The phenomenon gained even more attention recently after Hunter Biden appeared on Owens’ podcast — a crossover moment many viewed as politically surreal.

Longwell described the interview as “the melding of two of the internet’s main characters.”

Owens has spent years building one of the largest conservative online audiences in the country, often positioning herself as a more aggressive and confrontational voice than many elected Republicans.

At the same time, she has repeatedly sparked controversy over inflammatory rhetoric, conspiracy theories, and public feuds with other conservative figures.

Her clashes involving Charlie Kirk and debates surrounding antisemitism allegations have made her both hugely influential and deeply divisive inside right-wing media.

Yet according to Longwell, none of that appears to be hurting Owens with many MAGA-aligned voters.

If anything, it may be strengthening her outsider image.

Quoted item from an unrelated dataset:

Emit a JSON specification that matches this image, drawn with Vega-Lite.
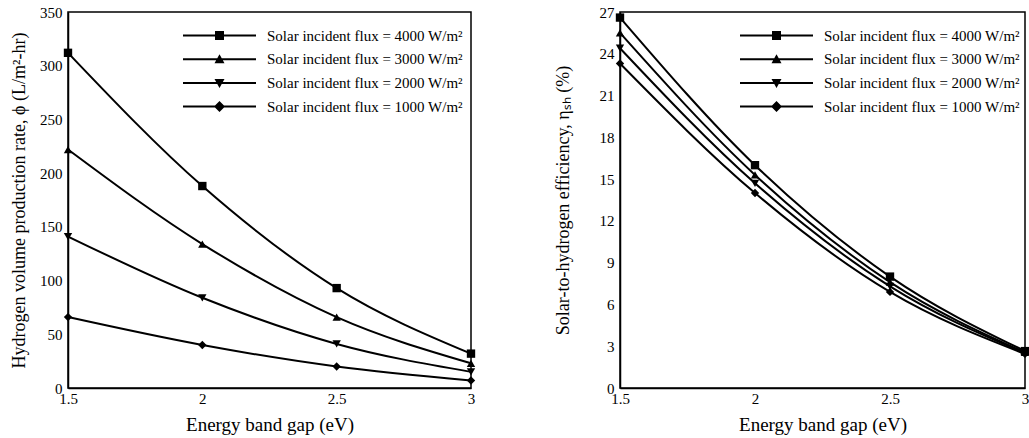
{
  "$schema": "https://vega.github.io/schema/vega-lite/v6.json",
  "background": "white",
  "padding": {"left": 9, "top": 4, "right": 0, "bottom": 0},
  "spacing": 77,
  "config": {
    "font": "Liberation Serif",
    "view": {"stroke": "black", "strokeWidth": 1.5},
    "axis": {
      "domainColor": "black", "domainWidth": 1.5, "ticks": false, "zindex": 1,
      "labelColor": "black", "labelFont": "Liberation Serif", "labelFontSize": 15,
      "titleFont": "Liberation Serif", "titleFontSize": 18, "titleFontWeight": "normal", "titleColor": "black",
      "grid": false, "labelFlush": false, "labelOverlap": false, "labelBound": false
    },
    "axisX": {"titleFontSize": 19},
    "legend": {
      "orient": "none", "title": null, "labelFont": "Liberation Serif", "labelFontSize": 15, "labelColor": "black",
      "labelLimit": 0, "symbolSize": 100, "symbolFillColor": "black", "symbolStrokeColor": "black",
      "symbolStrokeWidth": 0, "labelOffset": 40, "rowPadding": 7.7
    }
  },
  "datasets": {
    "rate": [
      {"gap": 1.5, "flux": "Solar incident flux = 4000 W/m²", "v": 312},
      {"gap": 2.0, "flux": "Solar incident flux = 4000 W/m²", "v": 188},
      {"gap": 2.5, "flux": "Solar incident flux = 4000 W/m²", "v": 93},
      {"gap": 3.0, "flux": "Solar incident flux = 4000 W/m²", "v": 32},
      {"gap": 1.5, "flux": "Solar incident flux = 3000 W/m²", "v": 222},
      {"gap": 2.0, "flux": "Solar incident flux = 3000 W/m²", "v": 134},
      {"gap": 2.5, "flux": "Solar incident flux = 3000 W/m²", "v": 66},
      {"gap": 3.0, "flux": "Solar incident flux = 3000 W/m²", "v": 23},
      {"gap": 1.5, "flux": "Solar incident flux = 2000 W/m²", "v": 141},
      {"gap": 2.0, "flux": "Solar incident flux = 2000 W/m²", "v": 84},
      {"gap": 2.5, "flux": "Solar incident flux = 2000 W/m²", "v": 41},
      {"gap": 3.0, "flux": "Solar incident flux = 2000 W/m²", "v": 15},
      {"gap": 1.5, "flux": "Solar incident flux = 1000 W/m²", "v": 66},
      {"gap": 2.0, "flux": "Solar incident flux = 1000 W/m²", "v": 40},
      {"gap": 2.5, "flux": "Solar incident flux = 1000 W/m²", "v": 20},
      {"gap": 3.0, "flux": "Solar incident flux = 1000 W/m²", "v": 7}
    ],
    "eff": [
      {"gap": 1.5, "flux": "Solar incident flux = 4000 W/m²", "v": 26.6},
      {"gap": 2.0, "flux": "Solar incident flux = 4000 W/m²", "v": 16.0},
      {"gap": 2.5, "flux": "Solar incident flux = 4000 W/m²", "v": 8.0},
      {"gap": 3.0, "flux": "Solar incident flux = 4000 W/m²", "v": 2.65},
      {"gap": 1.5, "flux": "Solar incident flux = 3000 W/m²", "v": 25.5},
      {"gap": 2.0, "flux": "Solar incident flux = 3000 W/m²", "v": 15.3},
      {"gap": 2.5, "flux": "Solar incident flux = 3000 W/m²", "v": 7.6},
      {"gap": 3.0, "flux": "Solar incident flux = 3000 W/m²", "v": 2.55},
      {"gap": 1.5, "flux": "Solar incident flux = 2000 W/m²", "v": 24.4},
      {"gap": 2.0, "flux": "Solar incident flux = 2000 W/m²", "v": 14.7},
      {"gap": 2.5, "flux": "Solar incident flux = 2000 W/m²", "v": 7.3},
      {"gap": 3.0, "flux": "Solar incident flux = 2000 W/m²", "v": 2.5},
      {"gap": 1.5, "flux": "Solar incident flux = 1000 W/m²", "v": 23.3},
      {"gap": 2.0, "flux": "Solar incident flux = 1000 W/m²", "v": 14.0},
      {"gap": 2.5, "flux": "Solar incident flux = 1000 W/m²", "v": 6.9},
      {"gap": 3.0, "flux": "Solar incident flux = 1000 W/m²", "v": 2.45}
    ]
  },
  "hconcat": [
    {
      "width": 403, "height": 376,
      "data": {"name": "rate"},
      "encoding": {
        "x": {"field": "gap", "type": "quantitative", "scale": {"domain": [1.5, 3], "nice": false, "zero": false},
          "axis": {"title": "Energy band gap (eV)", "values": [1.5, 2, 2.5, 3], "format": "~g", "labelPadding": 3, "titlePadding": 9}},
        "y": {"field": "v", "type": "quantitative", "scale": {"domain": [0, 350], "nice": false},
          "axis": {"title": "Hydrogen volume production rate, ϕ (L/m²-hr)", "values": [0, 50, 100, 150, 200, 250, 300, 350], "labelPadding": 6, "titlePadding": 11}}
      },
      "layer": [
        {"mark": {"type": "line", "interpolate": "monotone", "color": "black", "strokeWidth": 2},
         "encoding": {"detail": {"field": "flux"}}},
        {"mark": {"type": "point", "filled": true, "color": "black", "opacity": 1, "size": 70},
         "encoding": {"shape": {"field": "flux", "type": "nominal",
           "scale": {"domain": ["Solar incident flux = 4000 W/m²", "Solar incident flux = 3000 W/m²", "Solar incident flux = 2000 W/m²", "Solar incident flux = 1000 W/m²"],
                     "range": ["square", "triangle-up", "triangle-down", "diamond"]},
           "legend": null}}},
        {"transform": [{"filter": "false"}],
         "mark": {"type": "point", "filled": true, "color": "black", "opacity": 1},
         "encoding": {"shape": {"field": "flux", "type": "nominal",
           "scale": {"domain": ["Solar incident flux = 4000 W/m²", "Solar incident flux = 3000 W/m²", "Solar incident flux = 2000 W/m²", "Solar incident flux = 1000 W/m²"],
                     "range": ["M-7.3,-0.2H7.3V0.2H-7.3ZM-0.9,-0.9H0.9V0.9H-0.9Z", "M-7.3,-0.2H7.3V0.2H-7.3ZM-1,0.8L0,-1L1,0.8Z", "M-7.3,-0.2H7.3V0.2H-7.3ZM-1,-0.8L1,-0.8L0,1Z", "M-7.3,-0.2H7.3V0.2H-7.3ZM-1.1,0L0,-1.1L1.1,0L0,1.1Z"]},
           "legend": {"legendX": 144, "legendY": 16}}}}
      ],
      "resolve": {"scale": {"shape": "independent"}}
    },
    {
      "width": 405, "height": 376,
      "data": {"name": "eff"},
      "encoding": {
        "x": {"field": "gap", "type": "quantitative", "scale": {"domain": [1.5, 3], "nice": false, "zero": false},
          "axis": {"title": "Energy band gap (eV)", "values": [1.5, 2, 2.5, 3], "format": "~g", "labelPadding": 3, "titlePadding": 9}},
        "y": {"field": "v", "type": "quantitative", "scale": {"domain": [0, 27], "nice": false},
          "axis": {"title": "Solar-to-hydrogen efficiency, ηₛₕ (%)", "values": [0, 3, 6, 9, 12, 15, 18, 21, 24, 27], "format": "d", "labelPadding": 6, "titlePadding": 27}}
      },
      "layer": [
        {"mark": {"type": "line", "interpolate": "monotone", "color": "black", "strokeWidth": 2},
         "encoding": {"detail": {"field": "flux"}}},
        {"mark": {"type": "point", "filled": true, "color": "black", "opacity": 1, "size": 70},
         "encoding": {"shape": {"field": "flux", "type": "nominal",
           "scale": {"domain": ["Solar incident flux = 4000 W/m²", "Solar incident flux = 3000 W/m²", "Solar incident flux = 2000 W/m²", "Solar incident flux = 1000 W/m²"],
                     "range": ["square", "triangle-up", "triangle-down", "diamond"]},
           "legend": null}}},
        {"transform": [{"filter": "false"}],
         "mark": {"type": "point", "filled": true, "color": "black", "opacity": 1},
         "encoding": {"shape": {"field": "flux", "type": "nominal",
           "scale": {"domain": ["Solar incident flux = 4000 W/m²", "Solar incident flux = 3000 W/m²", "Solar incident flux = 2000 W/m²", "Solar incident flux = 1000 W/m²"],
                     "range": ["M-7.3,-0.2H7.3V0.2H-7.3ZM-0.9,-0.9H0.9V0.9H-0.9Z", "M-7.3,-0.2H7.3V0.2H-7.3ZM-1,0.8L0,-1L1,0.8Z", "M-7.3,-0.2H7.3V0.2H-7.3ZM-1,-0.8L1,-0.8L0,1Z", "M-7.3,-0.2H7.3V0.2H-7.3ZM-1.1,0L0,-1.1L1.1,0L0,1.1Z"]},
           "legend": {"legendX": 149, "legendY": 16}}}}
      ],
      "resolve": {"scale": {"shape": "independent"}}
    }
  ],
  "resolve": {"scale": {"shape": "independent", "x": "independent", "y": "independent"}, "legend": {"shape": "independent"}}
}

That growing popularity also reflects a broader transformation happening inside Republican politics — one where celebrity status, internet influence, and cultural warfare increasingly matter as much as traditional governing experience.

In previous generations, future presidential frontrunners typically emerged from governorships, Senate leadership, or military backgrounds.

Now, political commentators with massive online followings are beginning to command the same kind of grassroots enthusiasm once reserved for career politicians.

And if Longwell’s focus groups are any indication, Owens may already be far more politically viable inside MAGA circles than many establishment Republicans realize.

The question now is whether that enthusiasm remains internet fantasy — or the early warning sign of a very real political movement heading toward 2028.